Of course, what matters is not whether the show has a homosexual subtext, but what it is trying to do with it. As Benshoff points out, the association between homosexuality and the monster is a very double-edged sword that has some very real pleasures and some very real problems. But I will leave it to you to read his work, which I strongly recommend. Instead, I want to suggest that the search for homosexual subtexts can also cut both ways. Just as much as there are serious attempts to explore the meanings of homosexuality (such as Benshoff), there are also numerous attempts to simply ridicule others as ‘sooo gay!’ In other words, the search for, and identification of, subtexts can either be used to undermine or reinforce notions of ‘normal’ masculinity – whatever that is!

So what is Teen Wolf doing? At one level, it seems to be clearly working towards the establishment of the heterosexual couple, but that is hardly a surprise and may be little more than a narrative of convenience – a pretext that allows the show to play with lots of other material. On another level, the show is also associated with Russell Mulcahy, whose films have long been an exercise in high camp. For example, he directed Highlander, Ricochet, The Shadow, and was even the director of Rambo III before being replaced by Peter MacDonald due to ‘creative differences’. In television, he has also have a variety of credits, most notably (in this context) four episodes of Queer as Folk: USA.

But what does the association with Mulcahy really prove? While the search for homosexual subtexts can be a fascinating game, it is actually very difficult to decide what these subtext actually mean; and part of the reason is that it is often unclear whether these subtexts are supposed to be conscious or not. Sometimes the implication is that they are clearly not consciously intended but rather work at a subconscious (if not unconscious) level; but, others times, the implication is that they are conscious – that filmmakers are secretly smuggling materials into programming below the radar.

Of course, the interest of generic materials is often precisely due to their undecidability. Shows that use horror materials as a metaphor for something else can often be too conscious or obvious; and finally end up being bad metaphors and/or boring horror stories. While those that remain more ambiguous often end up being more telling and more fascinating. In horror, the fascination is often in the ambivalence – Dracula is neither straightforwardly attractive nor repulsive; and much the same is true of the Frankenstein monster.

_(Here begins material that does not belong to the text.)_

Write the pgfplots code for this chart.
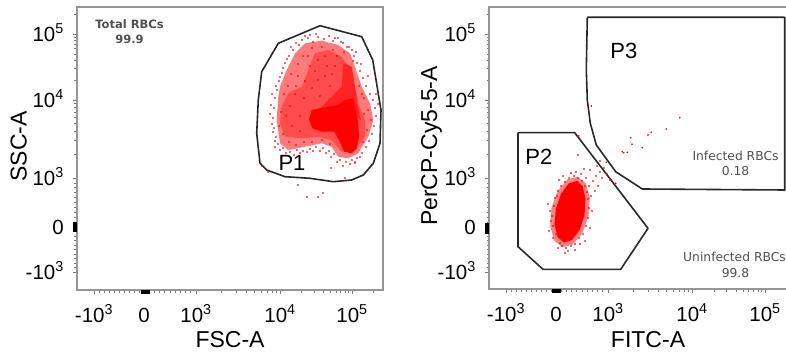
\documentclass[border=0pt]{standalone}
\usepackage{fontspec}
\setmainfont{Liberation Sans}
\newfontfamily\lucida{DejaVu Sans}
\usepackage{pgfplots}
\pgfplotsset{compat=1.18}
\definecolor{framegray}{RGB}{150,150,150}
\definecolor{tickgray}{RGB}{120,120,120}
\definecolor{gategray}{RGB}{40,40,40}
\definecolor{txtgray}{RGB}{80,80,80}
\pgfplotsset{flowaxis/.style={
  scale only axis,
  axis line style={framegray, line width=1.1pt},
  tick align=outside, xtick pos=bottom, ytick pos=left,
  major tick length=4pt, minor tick length=2.5pt,
  tick style={tickgray, line width=0.7pt},
  ytick={84,129,178,256,322},
  yticklabels={-10\textsuperscript{3},0,10\textsuperscript{3},10\textsuperscript{4},10\textsuperscript{5}},
  minor ytick={88.5,93,97.5,102,106.5,111,115.5,120,124.5,133.9,138.8,143.7,148.6,153.5,158.4,163.3,168.2,173.1,201.5,215.2,225,232.5,238.7,243.9,248.4,252.4,275.9,287.5,295.7,302.1,307.4,311.8,315.6,319,341.9},
  xticklabels={-10\textsuperscript{3},0,10\textsuperscript{3},10\textsuperscript{4},10\textsuperscript{5}},
  tick label style={font=\fontsize{20.5}{24}\selectfont, inner sep=0pt},
  xticklabel style={anchor=base, yshift=-28pt},
  yticklabel style={anchor=base east, xshift=-9pt, yshift=-7.2pt},
  label style={font=\fontsize{23}{27}\selectfont},
  clip=true,
  events/.style={only marks, mark=*, mark size=0.6pt, mark options={draw=none, fill=red}, color=red},
  gate/.style={gategray, line width=1.6pt, line join=round, mark=none},
}}
\begin{document}
\begin{tikzpicture}
\useasboundingbox (0,0) rectangle (786pt,356pt);
% ---------------- left panel ----------------
\begin{axis}[flowaxis,
  at={(77pt,66pt)}, anchor=south west,
  width=306pt, height=283pt,
  xmin=77, xmax=383, ymin=66, ymax=349,
  xtick={94,144,196,280,352},
  minor xtick={99,104,109,114,119,124,129,134,139,149.2,154.4,159.6,164.8,170,175.2,180.4,185.6,190.8,221.3,236.1,246.6,254.7,261.4,267,271.9,276.2,301.7,314.4,323.3,330.3,336,340.8,345,348.7,373.7},
  extra x ticks={141,142,143,144,145,146,147,148,149},
  extra y ticks={124,125,126,127,128,129,130,131,132,133},
  extra tick style={major tick length=4pt, tick style={black, line width=1pt}, xticklabel={}, yticklabel={}},
  xlabel={FSC-A}, ylabel={SSC-A},
  xlabel style={at={(axis description cs:0.5,0)}, anchor=base, yshift=-57.7pt},
  ylabel style={at={(axis description cs:-0.1644,0.507)}, anchor=base},
]
% density layers of the RBC cloud
\addplot[draw=none, fill=red!52] coordinates {(278.3,259.3) (280,269.3) (286.7,286) (295,302.7) (305,312.7) (321.7,315.3) (338.3,311) (350,302.7) (355,289.3) (361.7,269.3) (370,252.7) (373.3,236) (368.3,219.3) (358.3,202.7) (348.3,197.7) (338.3,199.3) (331.7,209.3) (321.7,212.7) (305,209.3) (288.3,206) (280,212.7) (276.7,236)} -- cycle;
\addplot[draw=none, fill=red!70] coordinates {(281.7,249.3) (288.3,262.7) (301.7,269.3) (308.3,286) (315,302.7) (328.3,306) (341.7,299.3) (351.7,286) (355,269.3) (358.3,252.7) (365,236) (365,219.3) (355,206) (341.7,204.3) (331.7,216) (318.3,219.3) (301.7,217.7) (285,219.3) (280,232.7)} -- cycle;
\addplot[draw=none, fill=red!86] coordinates {(343.3,292.7) (351.7,289.3) (355,269.3) (358,249.3) (361,236) (345,246) (328,244) (312,240) (341.7,269.3)} -- cycle;
\addplot[draw=none, fill=red] coordinates {(311.7,246) (325,248.7) (338.3,251) (345,256) (353.3,257.7) (355.7,246) (358.3,232.7) (359,219.3) (356.7,207.7) (351.7,202.7) (344.3,204.3) (339,216) (334.3,224.3) (321.7,224.3) (312.3,227.7) (309,236.7)} -- cycle;
% scattered events
\addplot[events] coordinates {(302,316) (308,318) (313,314) (318,319) (324,317) (329,320) (333,315) (338,318) (343,313) (347,309) (299,311) (293,306) (289,300) (285,293) (282,283) (279,275) (277,266) (275,258) (274,248) (273,238) (274,228) (276,219) (278,212) (283,208) (290,204) (297,206) (303,205) (310,207) (316,209) (323,208) (329,205) (334,202) (340,196) (346,194) (352,196) (357,198) (362,203) (366,209) (369,215) (372,222) (374,230) (376,240) (375,248) (373,256) (370,262) (366,270) (363,278) (360,285) (357,293) (354,300) (352,306) (364,258) (368,246) (371,236) (378,252) (376,262) (368,280) (361,292) (356,304) (349,309) (341,314) (335,318) (316,322) (310,321) (305,320) (296,313) (291,309) (287,297) (283,288) (280,279) (276,270) (272,262) (271,251) (270,242) (272,232) (273,224) (275,215) (280,206) (286,203) (294,201) (300,203) (307,204) (313,205) (320,205) (326,203) (331,199) (337,194) (343,190) (350,192) (355,194) (360,199)
(290,250) (295,262) (300,240) (305,275) (310,290) (318,296) (325,280) (330,270) (320,260) (315,285) (335,290) (300,225) (292,230) (286,240) (345,230) (350,220) (325,300) (308,300) (298,280) (288,270)
(284,262) (281,244) (279,230) (283,222) (289,214) (296,211) (304,214) (312,214) (322,216) (330,212) (298,292) (303,300) (312,308) (322,309) (333,306) (344,304) (291,282) (296,270) (304,258) (312,268) (318,276) (327,290) (332,282) (337,300) (364,242) (367,226) (363,214) (359,270) (362,262) (353,295)
(298,171) (307,159) (318,159) (323,163) (262,190) (268,184) (331,188) (345,178) (355,193) (275,209)};
% gate P1
\addplot[gate] coordinates {(278.3,312.7) (320,330.3) (361.7,319.3) (372.7,296) (381,246) (380,212.7) (373.3,192.7) (363.3,181) (351.7,176) (333.3,174.3) (310,177.7) (285,179.3) (266.7,186) (260,192.7) (256.7,222.7) (258.3,256) (261.7,284.3) (278.3,312.7)};
\node[anchor=base, font=\fontsize{22}{26}\selectfont] at (axis cs:292,185.3) {P1};
\node[anchor=base, font=\lucida\bfseries\fontsize{11.5}{13}\selectfont, text=txtgray] at (axis cs:129.5,327.5) {Total RBCs};
\node[anchor=base, font=\lucida\bfseries\fontsize{11.5}{13}\selectfont, text=txtgray] at (axis cs:129.5,312.7) {99.9};
\end{axis}
% ---------------- right panel ----------------
\begin{axis}[flowaxis,
  at={(489pt,67pt)}, anchor=south west,
  width=307pt, height=282pt,
  xmin=489, xmax=796, ymin=67, ymax=349,
  xtick={506,556,608,692,765},
  minor xtick={511,516,521,526,531,536,541,546,551,561.2,566.4,571.6,576.8,582,587.2,592.4,597.6,602.8,633.3,648.1,658.6,666.7,673.4,679,683.9,688.2,714,726.8,735.9,743,748.8,753.7,757.9,761.6,787},
  extra x ticks={552,553,554,555,556,557,558,559,560},
  extra y ticks={123,124,125,126,127,128,129,130,131,132},
  extra tick style={major tick length=4pt, tick style={black, line width=1pt}, xticklabel={}, yticklabel={}},
  xlabel={FITC-A}, ylabel={PerCP-Cy5-5-A},
  xlabel style={at={(axis description cs:0.518,0)}, anchor=base, yshift=-58.7pt},
  ylabel style={at={(axis description cs:-0.169,0.507)}, anchor=base},
]
\addplot[draw=none, fill=red!50] coordinates {(577.5,179.2) (585.8,172.5) (589.8,158.2) (588.6,140.1) (582.4,123) (572.8,111.5) (562.5,108.8) (554.2,115.5) (550.2,129.8) (551.4,148) (557.7,165) (567.2,176.5)} -- cycle;
\addplot[draw=none, fill=red] coordinates {(577,175) (582.8,169.5) (585.5,157) (584.5,141) (579.5,126) (572,116) (563.8,113.5) (557.5,119) (554.5,131.7) (555.8,147) (561,162) (568.5,172.5)} -- cycle;
\addplot[events] coordinates {(552,140) (553,130) (554,150) (556,122) (555,158) (558,165) (560,113) (562,110) (566,108) (571,110) (575,112) (579,118) (583,122) (586,130) (588,138) (589,148) (588,157) (587,164) (585,170) (582,175) (578,178) (574,180) (569,178) (565,174) (561,170) (557,160) (551,135) (550,145) (553,118) (558,108) (568,105) (580,112) (590,128) (592,145) (591,160) (589,170) (586,178) (581,182) (576,184) (571,183) (593,175) (596,180) (600,184) (604,188) (598,170) (595,165) (602,178) (607,182) (610,176) (597,190) (590,186) (584,187) (600,195) (563,180) (559,176) (549,125) (548,152) (565,103) (575,106) (585,115)
(591.3,250) (606.3,193.7) (615.7,172.7) (622.3,204.3) (627.3,203.7) (630.7,218.3) (632,211.7) (642.3,208.3) (648,221) (651.3,223.7) (666.3,227) (679.7,238.3) (578.7,220) (578,201) (623.7,203.3)};
% gates P2 and P3
\addplot[gate] coordinates {(518,223.3) (574.7,223.3) (648,127.7) (620.7,86.7) (543,86.7) (518,109.3) (518,223.3)};
\addplot[gate] coordinates {(587.3,338.7) (784.7,338.7) (784.7,166) (642.3,167) (615.7,184.3) (596.3,211) (590.3,232.7) (587.3,256) (586.3,286) (587.3,338.7)};
\node[anchor=base, font=\fontsize{22}{26}\selectfont] at (axis cs:538.8,191) {P2};
\node[anchor=base, font=\fontsize{22}{26}\selectfont] at (axis cs:623.8,297.7) {P3};
\node[anchor=base, font=\lucida\fontsize{12.3}{14}\selectfont, text=txtgray] at (axis cs:735.5,195.3) {Infected RBCs};
\node[anchor=base, font=\lucida\fontsize{12.3}{14}\selectfont, text=txtgray] at (axis cs:735.5,180) {0.18};
\node[anchor=base, font=\lucida\fontsize{12.3}{14}\selectfont, text=txtgray] at (axis cs:734.5,94.3) {Uninfected RBCs};
\node[anchor=base, font=\lucida\fontsize{12.3}{14}\selectfont, text=txtgray] at (axis cs:735.5,78.7) {99.8};
\end{axis}
\end{tikzpicture}
\end{document}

Returning to Teen Wolf, given that its homosexual subtexts seem so overt that they barely seem to be subtexts at all, another question is also posed: is the homosexual subtext actually a subtext (material that is subconscious or secretly smuggled in below the radar), or is it actually consciously and explicitly aimed at specific markets. The whole thing has the feel of a joke that we are all expected to ‘get’ (or at least a significant number of us are expected to get). In other words, the makers do not seem to be taking the subtext very seriously but rather treating it as ‘camp’.

None of which tells you whether Teen Wolf is actually any good. For my part, I certainly found it to be fun, in a junk food sort of a way; and I am vaguely looking forward to the second season … I am not holding my breath or anything; but I will certainly give it a chance – if only to see if the subtexts are going anywhere.